*Provided information*.

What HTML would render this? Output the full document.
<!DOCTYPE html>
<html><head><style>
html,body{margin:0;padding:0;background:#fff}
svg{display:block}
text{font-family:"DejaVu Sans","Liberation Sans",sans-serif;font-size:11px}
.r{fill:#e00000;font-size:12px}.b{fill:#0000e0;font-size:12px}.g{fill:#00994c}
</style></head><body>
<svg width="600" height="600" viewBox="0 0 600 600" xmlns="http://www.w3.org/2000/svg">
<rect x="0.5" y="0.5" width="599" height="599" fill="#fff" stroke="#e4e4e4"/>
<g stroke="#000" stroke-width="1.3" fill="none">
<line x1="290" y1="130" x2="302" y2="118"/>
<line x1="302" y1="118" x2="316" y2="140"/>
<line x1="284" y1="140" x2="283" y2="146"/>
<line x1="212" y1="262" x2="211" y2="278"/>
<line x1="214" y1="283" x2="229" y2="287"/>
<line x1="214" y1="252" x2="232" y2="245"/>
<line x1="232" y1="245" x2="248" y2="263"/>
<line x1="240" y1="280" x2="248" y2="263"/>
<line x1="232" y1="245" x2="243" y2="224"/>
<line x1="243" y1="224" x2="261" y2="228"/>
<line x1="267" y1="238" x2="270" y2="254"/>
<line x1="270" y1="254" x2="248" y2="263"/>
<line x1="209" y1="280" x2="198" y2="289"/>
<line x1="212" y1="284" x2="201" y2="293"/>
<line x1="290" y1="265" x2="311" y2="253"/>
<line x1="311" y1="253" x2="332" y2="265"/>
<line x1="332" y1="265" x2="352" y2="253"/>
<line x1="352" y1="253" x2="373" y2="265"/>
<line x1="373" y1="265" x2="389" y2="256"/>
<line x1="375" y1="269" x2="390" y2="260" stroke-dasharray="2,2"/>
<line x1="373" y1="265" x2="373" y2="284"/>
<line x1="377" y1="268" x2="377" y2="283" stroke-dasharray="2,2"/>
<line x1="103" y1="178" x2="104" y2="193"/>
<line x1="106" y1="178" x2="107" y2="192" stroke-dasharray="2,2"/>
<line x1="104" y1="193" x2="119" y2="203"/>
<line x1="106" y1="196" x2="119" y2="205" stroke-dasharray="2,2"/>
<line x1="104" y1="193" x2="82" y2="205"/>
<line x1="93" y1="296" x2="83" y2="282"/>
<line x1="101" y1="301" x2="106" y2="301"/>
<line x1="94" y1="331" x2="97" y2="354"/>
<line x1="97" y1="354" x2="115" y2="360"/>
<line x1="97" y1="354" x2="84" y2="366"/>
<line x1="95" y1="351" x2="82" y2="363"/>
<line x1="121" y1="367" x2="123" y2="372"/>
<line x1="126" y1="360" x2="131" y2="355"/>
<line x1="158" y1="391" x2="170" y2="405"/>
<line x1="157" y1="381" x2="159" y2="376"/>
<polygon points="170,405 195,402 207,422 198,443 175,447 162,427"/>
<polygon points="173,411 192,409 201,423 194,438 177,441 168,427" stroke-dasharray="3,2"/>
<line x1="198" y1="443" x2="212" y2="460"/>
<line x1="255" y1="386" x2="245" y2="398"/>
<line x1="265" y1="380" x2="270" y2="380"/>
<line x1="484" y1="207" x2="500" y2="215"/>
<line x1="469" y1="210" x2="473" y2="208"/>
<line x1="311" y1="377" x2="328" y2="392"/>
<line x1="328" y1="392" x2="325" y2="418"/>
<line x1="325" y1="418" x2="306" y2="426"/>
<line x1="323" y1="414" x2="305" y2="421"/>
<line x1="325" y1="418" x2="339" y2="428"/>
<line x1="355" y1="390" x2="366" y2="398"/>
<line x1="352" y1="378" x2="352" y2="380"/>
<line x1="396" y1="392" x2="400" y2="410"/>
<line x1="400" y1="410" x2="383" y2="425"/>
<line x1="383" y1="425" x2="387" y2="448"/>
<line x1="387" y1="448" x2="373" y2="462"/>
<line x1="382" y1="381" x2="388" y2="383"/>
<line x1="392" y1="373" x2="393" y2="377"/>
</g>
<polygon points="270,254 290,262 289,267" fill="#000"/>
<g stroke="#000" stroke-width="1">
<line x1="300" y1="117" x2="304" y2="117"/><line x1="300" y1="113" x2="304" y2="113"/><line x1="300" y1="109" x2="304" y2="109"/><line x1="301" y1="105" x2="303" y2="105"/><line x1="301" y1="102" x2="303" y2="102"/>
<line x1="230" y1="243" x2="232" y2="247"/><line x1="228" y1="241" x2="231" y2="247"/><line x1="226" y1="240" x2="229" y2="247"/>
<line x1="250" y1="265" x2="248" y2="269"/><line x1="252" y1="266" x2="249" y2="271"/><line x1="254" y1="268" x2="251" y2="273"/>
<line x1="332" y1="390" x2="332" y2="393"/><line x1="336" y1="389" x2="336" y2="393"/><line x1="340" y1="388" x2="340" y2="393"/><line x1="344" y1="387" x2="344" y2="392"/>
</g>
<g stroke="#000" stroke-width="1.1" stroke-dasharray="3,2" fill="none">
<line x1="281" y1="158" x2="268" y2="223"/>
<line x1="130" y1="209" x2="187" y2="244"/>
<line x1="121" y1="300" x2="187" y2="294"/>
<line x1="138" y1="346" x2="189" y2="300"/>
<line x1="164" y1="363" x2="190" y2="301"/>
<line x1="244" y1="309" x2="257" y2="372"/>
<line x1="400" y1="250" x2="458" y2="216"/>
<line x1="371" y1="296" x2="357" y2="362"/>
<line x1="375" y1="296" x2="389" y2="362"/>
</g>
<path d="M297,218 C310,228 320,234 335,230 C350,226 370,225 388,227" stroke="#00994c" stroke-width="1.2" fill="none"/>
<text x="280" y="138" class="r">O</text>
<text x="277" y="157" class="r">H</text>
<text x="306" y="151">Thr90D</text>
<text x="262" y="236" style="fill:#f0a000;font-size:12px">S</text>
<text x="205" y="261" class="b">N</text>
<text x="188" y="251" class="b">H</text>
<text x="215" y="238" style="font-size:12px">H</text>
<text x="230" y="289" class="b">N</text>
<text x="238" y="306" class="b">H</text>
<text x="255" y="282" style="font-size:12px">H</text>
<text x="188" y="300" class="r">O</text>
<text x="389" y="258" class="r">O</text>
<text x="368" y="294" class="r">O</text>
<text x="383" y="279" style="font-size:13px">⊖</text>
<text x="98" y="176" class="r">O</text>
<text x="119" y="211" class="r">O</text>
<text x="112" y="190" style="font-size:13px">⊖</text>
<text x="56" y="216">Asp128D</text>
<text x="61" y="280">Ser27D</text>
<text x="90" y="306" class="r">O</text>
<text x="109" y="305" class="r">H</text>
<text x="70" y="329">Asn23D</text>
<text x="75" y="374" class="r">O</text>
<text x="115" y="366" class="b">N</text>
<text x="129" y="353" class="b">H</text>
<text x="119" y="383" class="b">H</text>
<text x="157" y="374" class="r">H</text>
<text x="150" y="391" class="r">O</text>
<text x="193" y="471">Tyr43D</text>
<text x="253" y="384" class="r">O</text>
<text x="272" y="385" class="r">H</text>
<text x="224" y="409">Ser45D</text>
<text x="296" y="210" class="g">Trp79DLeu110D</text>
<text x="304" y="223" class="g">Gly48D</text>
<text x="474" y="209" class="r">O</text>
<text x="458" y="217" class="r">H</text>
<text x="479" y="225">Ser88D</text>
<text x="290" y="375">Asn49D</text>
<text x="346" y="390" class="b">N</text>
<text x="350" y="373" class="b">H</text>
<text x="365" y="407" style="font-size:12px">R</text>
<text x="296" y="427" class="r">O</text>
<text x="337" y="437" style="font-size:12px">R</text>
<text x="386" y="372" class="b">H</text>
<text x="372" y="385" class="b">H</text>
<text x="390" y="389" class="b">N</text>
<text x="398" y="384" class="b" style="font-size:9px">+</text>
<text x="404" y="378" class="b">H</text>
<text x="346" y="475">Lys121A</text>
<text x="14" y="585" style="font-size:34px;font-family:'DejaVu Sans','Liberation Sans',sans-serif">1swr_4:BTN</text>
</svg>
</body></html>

--

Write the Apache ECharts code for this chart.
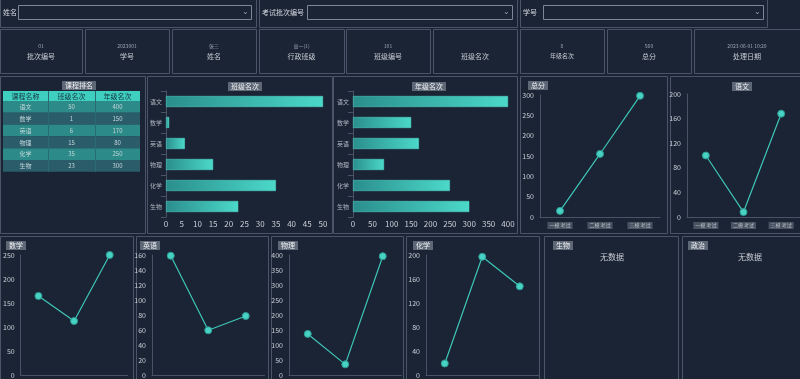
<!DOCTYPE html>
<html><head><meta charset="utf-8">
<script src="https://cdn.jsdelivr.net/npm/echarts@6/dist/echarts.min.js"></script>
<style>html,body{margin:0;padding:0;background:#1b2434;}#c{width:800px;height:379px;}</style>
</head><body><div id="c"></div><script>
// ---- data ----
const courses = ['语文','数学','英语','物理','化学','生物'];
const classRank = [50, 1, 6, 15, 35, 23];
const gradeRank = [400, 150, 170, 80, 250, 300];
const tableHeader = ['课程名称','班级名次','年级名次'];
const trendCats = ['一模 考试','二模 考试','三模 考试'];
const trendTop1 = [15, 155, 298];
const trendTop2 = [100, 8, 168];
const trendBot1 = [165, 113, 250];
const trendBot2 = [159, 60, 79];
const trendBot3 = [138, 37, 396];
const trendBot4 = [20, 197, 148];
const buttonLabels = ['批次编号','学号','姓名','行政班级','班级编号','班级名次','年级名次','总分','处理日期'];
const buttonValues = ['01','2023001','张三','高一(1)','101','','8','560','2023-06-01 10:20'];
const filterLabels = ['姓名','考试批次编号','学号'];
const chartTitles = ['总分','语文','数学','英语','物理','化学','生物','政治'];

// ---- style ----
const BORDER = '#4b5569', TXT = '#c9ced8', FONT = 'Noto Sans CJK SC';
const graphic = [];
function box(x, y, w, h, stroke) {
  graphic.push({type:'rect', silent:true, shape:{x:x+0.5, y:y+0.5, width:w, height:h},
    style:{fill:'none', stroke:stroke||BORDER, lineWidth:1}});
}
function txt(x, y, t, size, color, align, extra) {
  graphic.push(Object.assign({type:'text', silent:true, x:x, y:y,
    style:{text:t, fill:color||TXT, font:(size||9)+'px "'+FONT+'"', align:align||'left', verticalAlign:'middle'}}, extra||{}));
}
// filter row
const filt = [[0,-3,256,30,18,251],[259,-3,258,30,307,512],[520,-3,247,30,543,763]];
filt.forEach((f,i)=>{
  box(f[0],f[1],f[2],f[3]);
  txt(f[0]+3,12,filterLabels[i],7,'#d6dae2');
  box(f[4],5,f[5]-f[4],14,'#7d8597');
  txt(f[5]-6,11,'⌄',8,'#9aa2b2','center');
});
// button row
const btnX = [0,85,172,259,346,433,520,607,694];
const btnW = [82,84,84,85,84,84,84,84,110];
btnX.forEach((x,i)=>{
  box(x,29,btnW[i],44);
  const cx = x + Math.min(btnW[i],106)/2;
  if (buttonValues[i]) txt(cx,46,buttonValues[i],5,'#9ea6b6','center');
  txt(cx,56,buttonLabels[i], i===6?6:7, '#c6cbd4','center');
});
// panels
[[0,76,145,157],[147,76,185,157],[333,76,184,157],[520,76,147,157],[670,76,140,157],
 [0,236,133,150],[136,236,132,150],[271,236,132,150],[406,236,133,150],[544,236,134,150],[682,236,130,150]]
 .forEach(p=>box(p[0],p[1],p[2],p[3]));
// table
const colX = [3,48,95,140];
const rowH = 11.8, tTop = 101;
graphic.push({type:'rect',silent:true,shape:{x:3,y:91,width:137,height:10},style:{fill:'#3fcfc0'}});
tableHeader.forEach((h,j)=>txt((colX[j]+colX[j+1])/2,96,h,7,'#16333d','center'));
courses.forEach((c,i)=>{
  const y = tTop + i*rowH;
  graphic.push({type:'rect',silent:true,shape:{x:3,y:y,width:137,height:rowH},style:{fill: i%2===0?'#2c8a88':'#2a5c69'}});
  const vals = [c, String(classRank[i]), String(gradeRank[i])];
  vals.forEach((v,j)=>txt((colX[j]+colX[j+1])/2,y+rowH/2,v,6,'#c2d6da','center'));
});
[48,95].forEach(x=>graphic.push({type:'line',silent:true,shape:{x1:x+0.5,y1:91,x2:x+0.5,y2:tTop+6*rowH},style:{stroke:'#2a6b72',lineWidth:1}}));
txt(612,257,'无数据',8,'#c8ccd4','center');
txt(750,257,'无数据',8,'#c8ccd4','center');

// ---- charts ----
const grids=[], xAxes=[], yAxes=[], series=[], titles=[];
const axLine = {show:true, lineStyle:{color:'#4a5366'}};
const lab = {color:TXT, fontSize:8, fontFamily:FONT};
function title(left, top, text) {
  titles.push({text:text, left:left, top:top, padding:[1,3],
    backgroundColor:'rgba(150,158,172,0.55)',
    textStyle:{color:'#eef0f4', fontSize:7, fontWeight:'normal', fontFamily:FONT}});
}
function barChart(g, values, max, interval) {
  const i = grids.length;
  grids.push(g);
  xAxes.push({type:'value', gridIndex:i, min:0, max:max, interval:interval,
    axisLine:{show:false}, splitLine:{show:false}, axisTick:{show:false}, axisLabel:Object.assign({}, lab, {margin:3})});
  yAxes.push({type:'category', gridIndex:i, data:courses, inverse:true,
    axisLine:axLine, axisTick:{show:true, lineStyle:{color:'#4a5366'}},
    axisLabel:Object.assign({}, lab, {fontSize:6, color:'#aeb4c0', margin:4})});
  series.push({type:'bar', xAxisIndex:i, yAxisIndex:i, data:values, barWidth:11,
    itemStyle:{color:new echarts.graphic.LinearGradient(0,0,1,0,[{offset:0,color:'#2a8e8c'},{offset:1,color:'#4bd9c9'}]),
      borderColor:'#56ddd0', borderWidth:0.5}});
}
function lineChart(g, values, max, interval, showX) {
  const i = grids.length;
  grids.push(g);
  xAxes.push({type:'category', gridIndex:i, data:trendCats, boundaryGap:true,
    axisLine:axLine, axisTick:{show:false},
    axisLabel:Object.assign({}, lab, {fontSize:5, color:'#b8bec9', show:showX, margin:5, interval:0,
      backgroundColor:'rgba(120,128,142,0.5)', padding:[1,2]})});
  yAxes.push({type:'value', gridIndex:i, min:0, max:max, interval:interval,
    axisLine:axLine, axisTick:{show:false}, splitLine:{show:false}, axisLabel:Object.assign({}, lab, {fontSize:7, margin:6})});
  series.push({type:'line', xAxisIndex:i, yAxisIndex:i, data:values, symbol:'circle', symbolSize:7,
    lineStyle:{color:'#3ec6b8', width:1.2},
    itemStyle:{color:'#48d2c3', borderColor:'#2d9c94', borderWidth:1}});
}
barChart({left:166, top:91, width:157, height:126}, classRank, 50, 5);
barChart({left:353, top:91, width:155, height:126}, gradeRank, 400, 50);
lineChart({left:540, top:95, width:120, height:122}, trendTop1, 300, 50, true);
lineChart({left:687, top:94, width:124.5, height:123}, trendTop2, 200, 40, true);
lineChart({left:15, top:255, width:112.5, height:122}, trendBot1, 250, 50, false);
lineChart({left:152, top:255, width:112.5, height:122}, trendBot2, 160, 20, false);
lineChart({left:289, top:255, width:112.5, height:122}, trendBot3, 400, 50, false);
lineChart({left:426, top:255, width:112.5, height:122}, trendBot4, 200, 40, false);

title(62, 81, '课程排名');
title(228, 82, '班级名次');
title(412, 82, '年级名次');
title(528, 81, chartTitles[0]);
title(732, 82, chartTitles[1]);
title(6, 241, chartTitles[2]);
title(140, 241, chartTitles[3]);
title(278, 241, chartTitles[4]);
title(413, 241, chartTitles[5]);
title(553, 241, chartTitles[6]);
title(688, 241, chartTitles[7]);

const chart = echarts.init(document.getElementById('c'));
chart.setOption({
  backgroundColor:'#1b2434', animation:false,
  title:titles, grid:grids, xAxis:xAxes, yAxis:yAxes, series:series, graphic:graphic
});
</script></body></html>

*Task prompt*.
Copy only what runs above from the line containing "Write the Apache ECharts code for this chart." through the line containing "const chartTitles = ['总分','语文','数学','英语','物理','化学','生物','政治'];", exactly. Leave out the pictures.

*Task result*.
Write the Apache ECharts code for this chart.
<!DOCTYPE html>
<html><head><meta charset="utf-8">
<script src="https://cdn.jsdelivr.net/npm/echarts@6/dist/echarts.min.js"></script>
<style>html,body{margin:0;padding:0;background:#1b2434;}#c{width:800px;height:379px;}</style>
</head><body><div id="c"></div><script>
// ---- data ----
const courses = ['语文','数学','英语','物理','化学','生物'];
const classRank = [50, 1, 6, 15, 35, 23];
const gradeRank = [400, 150, 170, 80, 250, 300];
const tableHeader = ['课程名称','班级名次','年级名次'];
const trendCats = ['一模 考试','二模 考试','三模 考试'];
const trendTop1 = [15, 155, 298];
const trendTop2 = [100, 8, 168];
const trendBot1 = [165, 113, 250];
const trendBot2 = [159, 60, 79];
const trendBot3 = [138, 37, 396];
const trendBot4 = [20, 197, 148];
const buttonLabels = ['批次编号','学号','姓名','行政班级','班级编号','班级名次','年级名次','总分','处理日期'];
const buttonValues = ['01','2023001','张三','高一(1)','101','','8','560','2023-06-01 10:20'];
const filterLabels = ['姓名','考试批次编号','学号'];
const chartTitles = ['总分','语文','数学','英语','物理','化学','生物','政治'];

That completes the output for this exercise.